La dégringolade enclenchée en 1984 avec "The Deed Is Done" avait fini par provoquer la séparation de Molly Hatchet en 1990. La formation semblait ne pas pouvoir survivre à l'hémorragie de son line-up et à deux albums très en deçà de ce que les Floridiens avaient l'habitude de proposer aux amateurs de leur southern rock racé. Depuis, Danny Joe Brown et Bobby Ingram avaient bien tenté de proposer une formation remaniée pour honorer quelques dates, mais les jeux semblaient être faits pour le célèbre sextet. Ce fut donc une surprise d'apprendre que le groupe rentrait en studio pour enregistrer un nouvel album en 1995. Malheureusement, Danny Joe Brown, seul membre d'origine, doit abandonner ses camarades en raison de graves problèmes de santé. Décidé à garder Molly Hatchet en vie, il en confie les rênes à Bobby Ingram et recrute lui-même Phil McCormack, vocaliste de The Roadducks, pour le remplacer. Le groupe reprend alors ses sessions d'enregistrements pour offrir le premier album du groupe depuis 7 ans avec un line-up renouvelé au deux tiers.
Autant dire que les doutes sont prégnants face à une formation dont il ne reste plus aucun membre formateur, avec une section rythmique totalement nouvelle, et un Bryan Bassett (Wild Cherry) qui remplace Duane Roland, dernière gâchette de la triplette de guitaristes qui avait construit la légende de Molly Hatchet. Pourtant, cet apport de sang neuf va revigorer un groupe qui en avait bien besoin. Œuvrant dans un registre aussi grave et éraillé que son prédécesseur, Phil McCormack possède une voix encore plus rocailleuse et fait preuve d'aplomb en n'hésitant pas à haranguer ses compagnons de jeu, voire même à les siffler pour lancer leur soli. La paire rythmique abat un sacré boulot, faisant preuve de dynamisme et de puissance ('Rolling Thunder') et Bryan Bassett se fond parfaitement dans le moule en balançant quelques excellents soli. Les célèbres cavalcades guitaristiques sont d'ailleurs de retour à l'occasion des deux sommets que sont le titre éponyme et 'The Journey'. Épiques, ces titres débutent sur des ambiances à la fois sombres et envoûtantes avant que n'apparaissent les célèbres accélérations sur lesquelles s'enchaînent les soli de six-cordes qui se répondent et s'entremêlent.
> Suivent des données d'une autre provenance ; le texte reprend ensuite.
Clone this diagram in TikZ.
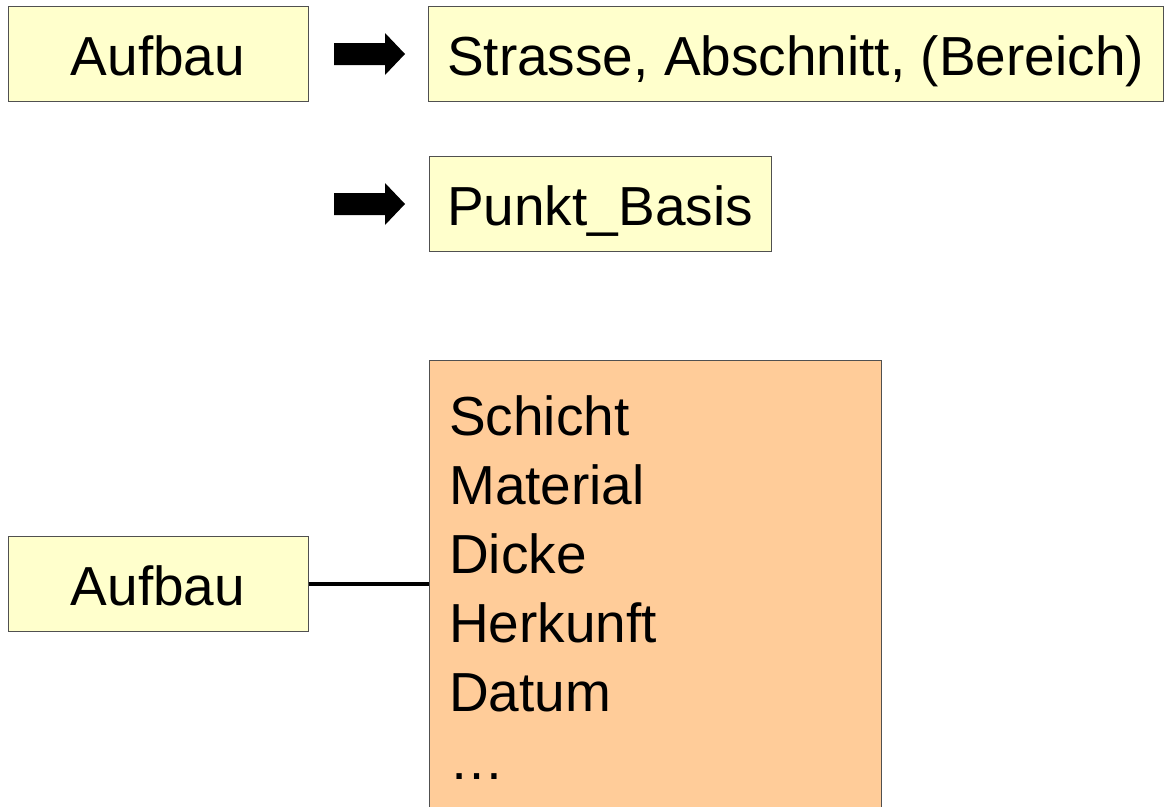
\documentclass[tikz,border=0pt]{standalone}
\usepackage{fontspec}
\setmainfont{Liberation Sans}
\definecolor{boxyellow}{HTML}{FFFFCC}
\definecolor{boxorange}{HTML}{FFCC99}
\definecolor{boxline}{HTML}{505050}
\begin{document}
\begin{tikzpicture}[x=1pt,y=-1pt,
  bigtext/.style={font=\fontsize{55}{70}\selectfont},
  ybox/.style={draw=boxline, line width=1pt, fill=boxyellow, rectangle, inner sep=0pt, bigtext, text height=43pt, text depth=0pt},
  fatarrow/.style={fill=black},
  listline/.style={bigtext, anchor=base west, inner sep=0pt}]
\useasboundingbox (0,0) rectangle (1166,806);
% top row
\node[ybox, minimum width=300pt, minimum height=95pt] (aufbau1) at (158,53.5) {Aufbau};
\node[ybox, minimum width=735pt, minimum height=95pt] (strasse) at (795.5,53.5) {Strasse, Abschnitt, (Bereich)};
\node[ybox, minimum width=342pt, minimum height=95pt] (punkt) at (600,203.5) {Punkt\_Basis};
% arrows
\coordinate (a1) at (334,54);
\coordinate (a2) at (334,204);
\foreach \c in {a1,a2}{
  \fill[fatarrow] ([shift={(0,-11)}]\c) -- ++(51,0) -- ++(0,-10) -- ++(20,21) -- ++(-20,21) -- ++(0,-10) -- ++(-51,0) -- cycle;
}
% lower part
\node[ybox, minimum width=300pt, minimum height=95pt] (aufbau2) at (158,584) {Aufbau};
\node[draw=boxline, line width=1pt, fill=boxorange, rectangle, inner sep=0pt, minimum width=452pt, minimum height=470pt, anchor=north west] (attr) at (429,360) {};
\node[listline] (l1) at (449,435) {Schicht};
\node[listline] (l2) at (449,504) {Material};
\node[listline] (l3) at (449,573) {Dicke};
\node[listline] (l4) at (449,642) {Herkunft};
\node[listline] (l5) at (449,711) {Datum};
\node[listline] (l6) at (449,779) {\dots};
\draw[line width=4pt] (aufbau2.east) -- (aufbau2.east -| attr.west);
\end{tikzpicture}
\end{document}
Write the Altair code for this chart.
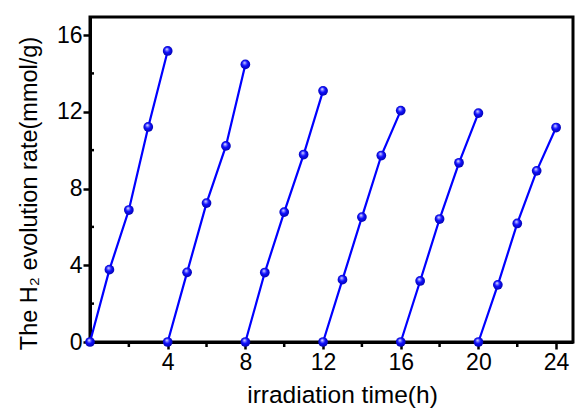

Dès l'ouverture de l'album, Bobby Ingram n'oublie pas de sortir la slide pour effacer les derniers doutes quant aux racines du groupe ('Down From The Mountain'), alors que les boogie-rock sudistes sont aussi de la partie avec un piano bastringue qui vient se mêler aux guitares pour des résultats entraînants et festifs ('Never Say Never', 'Come Hell Or High Water' ou 'Eat Your Heart Out'). Molly Hatchet ne renie pas pour autant la face hard-rock de son identité plus récente, et il semble même enfin réussir à la maîtriser, qu'elle soit mélodique ('Heartless Land') ou plus puissante ('Tatanka'). Ce dernier traite de la lutte et de la fierté du peuple Sioux, injustement lésé mais faisant toujours preuve de sagesse, en traduisant parfaitement ce mélange de sentiments. Seuls points réellement faibles de cet opus, la ballade 'The Look In Your Eyes' flirte avec la guimauve et se retrouve alourdie par un refrain tournant en rond, alors que l'intérêt de la version acoustique de 'Dreams I'll Never See' reste un mystère. Déjà présente sur le premier album éponyme du groupe, cette reprise du Allman Brothers Band n'apporte absolument rien à l'ensemble.
Sans retrouver les sommets des débuts, cet opus rassure cependant quant à l'état de forme d'un groupe à la formation profondément remaniée. En tentant de marier les différentes facettes de son identité, Molly Hatchet semble trouver un nouvel équilibre qui laisse entrevoir un avenir plus radieux. Il y a fort à parier que, si le sextet réussit à stabiliser son line-up, la suite devrait confirmer les perspectives nées de cette renaissance inespérée.